Mientras hablamos, algo llama de nuevo su atención y amplía la imagen en la pantalla. Son varios soldados rusos caminando cerca de unos árboles. Se ve perfectamente que llevan casco y equipo de protección, recogen algo y vuelven rápidamente entre la vegetación. «Es una posición de drones enemiga», dice Fortuna.
«Es un buen objetivo, los pilotos de dron son buenos objetivos», afirma. «De hecho, supongo que nosotros también lo somos», reconoce con una expresión en la cara que refleja la ironía de la situación. «Es morir o matar, la guerra vino a nosotros, no la pedimos», zanja.
«Cada pocos días cambiamos de posición», interviene Max. «Hay que moverse para evitar que suceda algo como lo que acabas de ver, que un dron localice la posición», prosigue. Los momentos más críticos para que la posición sea descubierta es cuando se lanza el dron y cuando aterriza. Y esto sucede al menos tres veces al día.

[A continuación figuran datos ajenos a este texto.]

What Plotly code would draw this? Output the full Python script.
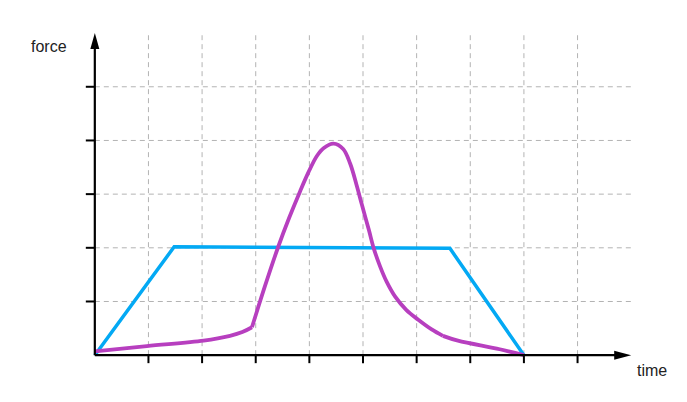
import plotly.graph_objects as go

# ---- data ----
blue_t = [0, 1.48, 6.62, 8.0]
blue_f = [0, 2.02, 1.99, 0]

# purple curve, in three pieces joined at its two kinks
purple_a_t = [0, 0.97, 2.03, 2.52, 2.75, 2.93]
purple_a_f = [0.07, 0.17, 0.27, 0.36, 0.43, 0.52]
purple_b_t = [2.93, 3.17, 3.42, 3.62, 3.83, 3.98, 4.14, 4.27, 4.45, 4.63, 4.76, 4.88, 4.98,
              5.11, 5.20, 5.32, 5.44, 5.60, 5.81, 6.03, 6.28, 6.49]
purple_b_f = [0.52, 1.28, 2.02, 2.55, 3.06, 3.40, 3.71, 3.86, 3.94, 3.84, 3.57, 3.17, 2.80,
              2.33, 1.99, 1.65, 1.37, 1.09, 0.84, 0.66, 0.48, 0.36]
purple_c_t = [6.49, 6.77, 7.55, 8.0]
purple_c_f = [0.36, 0.27, 0.11, 0.0]

x_ticks = [1, 2, 3, 4, 5, 6, 7, 8, 9]
y_ticks = [1, 2, 3, 4, 5]
x_max = 10
y_max = 6

x_label = "time"
y_label = "force"

BLUE = "#03A9F4"
PURPLE = "#B73FBF"

fig = go.Figure()
fig.add_trace(go.Scatter(x=blue_t, y=blue_f, mode="lines",
                         line=dict(color=BLUE, width=3.5), hoverinfo="skip"))
for tt, ff in [(purple_a_t, purple_a_f), (purple_b_t, purple_b_f), (purple_c_t, purple_c_f)]:
    fig.add_trace(go.Scatter(x=tt, y=ff, mode="lines",
                             line=dict(color=PURPLE, width=3.8, shape="spline", smoothing=1),
                             hoverinfo="skip"))

shapes = []
grid = dict(color="#b3b3b3", width=1, dash="5px,4px")
for xt in x_ticks:
    shapes.append(dict(type="line", xref="x", yref="y", x0=xt, x1=xt, y0=0, y1=5.96,
                       line=grid, layer="below"))
for yt in y_ticks:
    shapes.append(dict(type="line", xref="x", yref="y", x0=0, x1=x_max, y0=yt, y1=yt,
                       line=grid, layer="below"))
# axes
axis_line = dict(color="#000000", width=2.2)
shapes.append(dict(type="line", xref="x", yref="y", x0=0, x1=x_max - 0.2, y0=0, y1=0, line=axis_line))
shapes.append(dict(type="line", xref="x", yref="y", x0=0, x1=0, y0=0, y1=y_max - 0.2, line=axis_line))
# arrowheads
shapes.append(dict(type="path", xref="x", yref="y", xsizemode="pixel", ysizemode="pixel",
                   xanchor=x_max, yanchor=0, path="M 0 0 L -17 4.5 L -17 -4.5 Z",
                   fillcolor="#000000", line=dict(width=0)))
shapes.append(dict(type="path", xref="x", yref="y", xsizemode="pixel", ysizemode="pixel",
                   xanchor=0, yanchor=y_max, path="M 0 0 L 4.5 -16 L -4.5 -16 Z",
                   fillcolor="#000000", line=dict(width=0)))
# ticks
for xt in x_ticks:
    shapes.append(dict(type="line", xref="x", yref="y", xsizemode="scaled", ysizemode="pixel",
                       yanchor=0, x0=xt, x1=xt, y0=0, y1=-8, line=dict(color="#000000", width=2)))
for yt in y_ticks:
    shapes.append(dict(type="line", xref="x", yref="y", xsizemode="pixel", ysizemode="scaled",
                       xanchor=0, x0=-9, x1=0, y0=yt, y1=yt, line=dict(color="#000000", width=2)))

annotations = [
    dict(x=0, y=5.75, xref="x", yref="y", text=y_label, showarrow=False,
         xanchor="right", yanchor="middle", xshift=-26,
         font=dict(family="Liberation Sans, Arial", size=16, color="#222222")),
    dict(x=10.08, y=-0.28, xref="x", yref="y", text=x_label, showarrow=False,
         xanchor="left", yanchor="middle",
         font=dict(family="Liberation Sans, Arial", size=16, color="#222222")),
]

# page body has an 8px margin; size the figure so the plot lands where the reference has it
px = 53.7
ox, oy = 94.5 - 8, 355.2 - 8          # origin inside the figure div
W, H = 679, 394
xr = [-0.5, 10.5]
yr = [-0.5, 6.3]
l = ox + xr[0] * px
t = oy - yr[1] * px
pw = (xr[1] - xr[0]) * px
ph = (yr[1] - yr[0]) * px

fig.update_layout(
    width=W, height=H,
    margin=dict(l=l, r=W - l - pw, t=t, b=H - t - ph, pad=0),
    paper_bgcolor="white", plot_bgcolor="white",
    showlegend=False,
    xaxis=dict(range=xr, visible=False, fixedrange=True),
    yaxis=dict(range=yr, visible=False, fixedrange=True),
    shapes=shapes, annotations=annotations,
)

fig.write_html("out.html", config={"displayModeBar": False})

Cuando el equipo del FlyEye termina su jornada, lo releva otro grupo que opera un dron equipado con una cámara térmica de visión nocturna. Las misiones de reconocimiento no se detienen ni de día ni de noche en el frente de combate del Donbás, donde lo que es «imprescindible» también es mirar al cielo antes de dar un sólo paso.